Fishtail announced today it has raised $4.5 million in seed funding, led by Thursday Ventures, with participation from Rackhouse Ventures, Amara Ventures, and project44 CEO Jett McCandless and chief growth officer Jason Duboe.
“Trade finance has been an under-invested asset class for far too long,” said Fishtail CEO Marc Held. “Fishtail’s novel trade technology unlocks top-line growth opportunities for both suppliers and freight forwarders.”
Complexity behind global supply chains has made it incredibly challenging for financial institutions to fund purchase orders and invoices, internationally, for SMBs on a meaningful scale. This is a major driver behind what Fishtail said is a $1.7 trillion annual trade finance gap, which is being increasingly widened by the COVID-19 pandemic and the supply chain disruptions caused by it.
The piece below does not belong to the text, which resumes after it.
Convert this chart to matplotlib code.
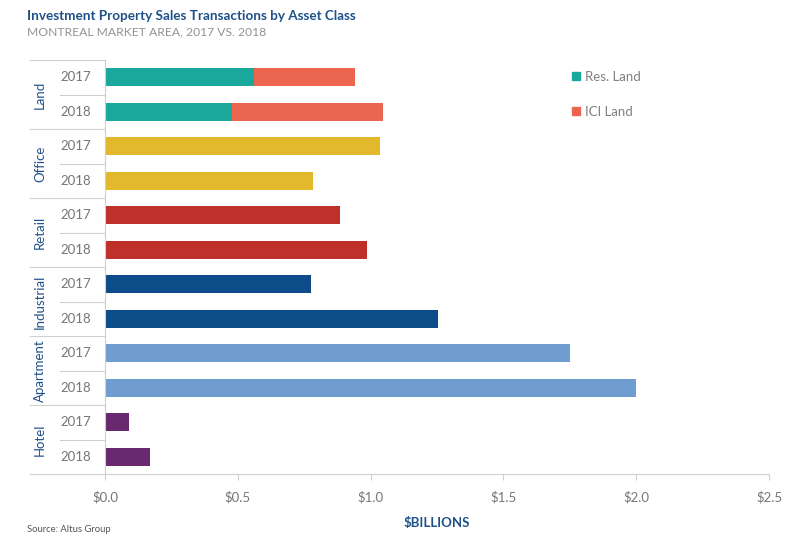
import matplotlib.pyplot as plt
from matplotlib.lines import Line2D
from matplotlib.transforms import blended_transform_factory
import numpy as np

plt.rcParams['font.family'] = ['Lato', 'DejaVu Sans']

# Data ($ billions)
groups = ['Land', 'Office', 'Retail', 'Industrial', 'Apartment', 'Hotel']
years = ['2017', '2018']
res_land = [0.56, 0.48]
ici_land = [0.38, 0.565]
office = [1.037, 0.785]
retail = [0.883, 0.985]
industrial = [0.777, 1.252]
apartment = [1.749, 2.001]
hotel = [0.092, 0.171]

col_res = '#1aa89c'
col_ici = '#eb654f'
group_colors = {'Office': '#e2b82d', 'Retail': '#c0302a', 'Industrial': '#0e4b89',
                'Apartment': '#6f9dd2', 'Hotel': '#69296f'}
blue_txt = '#1f5189'
grey_txt = '#767676'
line_col = '#cfcfcf'

fig = plt.figure(figsize=(7.97, 5.38), dpi=100)
ax = fig.add_axes([105 / 797, 1 - 474 / 538, 664 / 797, 414 / 538])

bar_h = 0.53
pos = np.arange(12)

# Land stacked
ax.barh(pos[0:2], res_land, height=bar_h, color=col_res)
ax.barh(pos[0:2], ici_land, left=res_land, height=bar_h, color=col_ici)
others = [office, retail, industrial, apartment, hotel]
for i, (name, vals) in enumerate(zip(groups[1:], others)):
    ax.barh(pos[2 * (i + 1):2 * (i + 1) + 2], vals, height=bar_h, color=group_colors[name])

ax.set_ylim(11.5, -0.5)
ax.set_xlim(0, 2.5)
ax.set_xticks(np.arange(0, 2.51, 0.5))
ax.set_xticklabels(['$%.1f' % v for v in np.arange(0, 2.51, 0.5)])
ax.tick_params(axis='x', colors=line_col, labelcolor=grey_txt, labelsize=9.5,
               length=4, width=0.8, pad=8)
ax.set_yticks([])
for s in ['top', 'right', 'bottom']:
    ax.spines[s].set_visible(False)
ax.spines['left'].set_color(line_col)
ax.spines['left'].set_linewidth(0.8)

ax.set_xlabel('$BILLIONS', color=blue_txt, fontsize=9.5, fontweight='bold', labelpad=10)

# Left-hand category structure
tr = blended_transform_factory(ax.transAxes, ax.transData)
x_far = (30 - 105) / 664
x_near = (60 - 105) / 664
for k in range(13):
    yb = k - 0.5
    x0 = x_far if k % 2 == 0 else x_near
    x1 = 1.0 if k == 12 else 0
    ax.plot([x0, x1], [yb, yb], color=line_col, lw=0.8, transform=tr, clip_on=False)

for i, g in enumerate(groups):
    ax.text((40 - 105) / 664, 2 * i + 0.5, g, rotation=90, ha='center', va='center',
            color=blue_txt, fontsize=9.5, transform=tr)
    for j, yr in enumerate(years):
        ax.text((75.5 - 105) / 664, 2 * i + j, yr, ha='center', va='center',
                color=grey_txt, fontsize=9.5, transform=tr)

handles = [Line2D([], [], marker='s', ls='', color=col_res, markersize=5.5),
           Line2D([], [], marker='s', ls='', color=col_ici, markersize=5.5)]
leg = ax.legend(handles, ['Res. Land', 'ICI Land'], loc='upper left',
                bbox_to_anchor=((560 - 105) / 664, 1.002), frameon=False,
                handlelength=0.6, handletextpad=0.4, labelspacing=1.72, fontsize=9.5)
for t in leg.get_texts():
    t.set_color('#808080')

fig.text(27 / 797, 1 - 16 / 538, 'Investment Property Sales Transactions by Asset Class',
         color=blue_txt, fontsize=9.7, fontweight='bold', va='center')
fig.text(27 / 797, 1 - 32 / 538, 'MONTREAL MARKET AREA, 2017 VS. 2018',
         color='#929292', fontsize=8.7, va='center')
fig.text(27 / 797, 1 - 529 / 538, 'Source: Altus Group', color='#555555',
         fontsize=6.8, va='center')

fig.savefig('out.png', dpi=100)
Fishtail’s data-driven, scalable solution allows for freight forwarders to provide financing to their customers within minutes – either by arranging extended payment terms through the financing of freight, or by financing the goods themselves that these logistics companies are transporting. Fishtail’s trade finance automation platform extracts meaningful risk signals from the noise in messy supply chain and financial data.
“All across the world in both developed and developing countries, SMBs are heavily underserved and neglected by large financial institutions,” added Ryan McKillen, partner at Thursday Ventures – “Fishtail is primed to provide flexible capital to the businesses that need it most.”
“It’s shocking how little data is used by banks to finance businesses — we saw this first hand when we’re building out credit models to fund consumers and small businesses in emerging markets at Tala — which makes it clear as to why SMBs can’t get the trade finance they need to grow,” said founding investor Kevin Novak.
“In the short amount of time we’ve been operating, we’ve already accomplished some amazing things, financing goods and freight around the world for the traditionally ‘un-financeable’, which is fitting, given that trade is truly global and scale-agnostic,” Held added.